En face, les Américains mobilisent pour l’opération Galvanic la Ve flotte, dirigée par le contre-amiral Ray Spruance (alias le vainqueur de Midway) qui comprend 11 porte-avions lourds et légers (admis pour la plupart à la ligne de bataille dans les mois précédent l’opération), cuirassés et destroyers, dont la mission est la conquête des îles Gilbert. Mais il s’agit d’une zone assez vaste, ce qui oblige l’US Navy à éparpiller ses moyens pour conquérir l’ensemble de l’atoll, sans compter les raides annexes sur les îles Marshall afin de distraire les Japonais.

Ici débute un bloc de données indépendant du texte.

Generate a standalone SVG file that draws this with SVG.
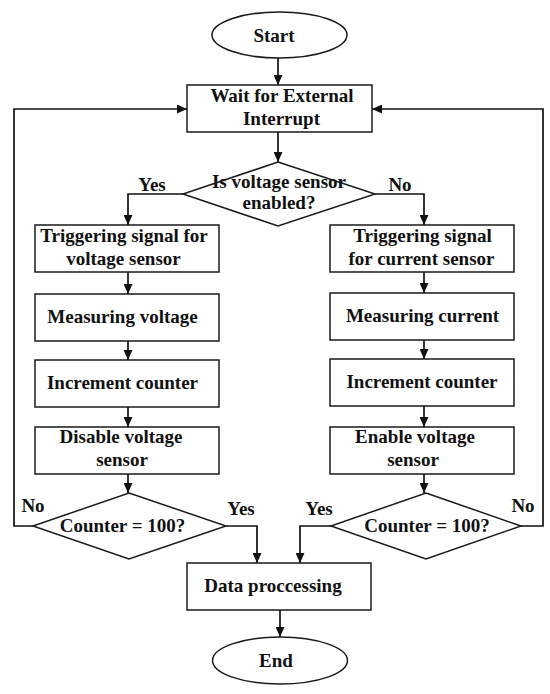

Les troupes devant conquérir les atolls sont celle du Ve corps amphibie, lesquelles comprennent la 27e division d’infanterie de l’US Army et la 2e division de Marines, surnommée « The Silent Second ». Celle-ci est lourdement équipée en armes individuelles et collectives (mortiers, mitrailleuses, avec des obusiers de 75 et de 105mm). Ayant connu son baptême du feu à Guadalcanal, elle possède de nombreux vétérans, aguerris eux aussi dans les opérations amphibies. La 27e divisons d’infanterie est novice en termes d’opération amphibie, c’est pourquoi elle est dirigée vers Makin, où la garnison japonaise est moins importante.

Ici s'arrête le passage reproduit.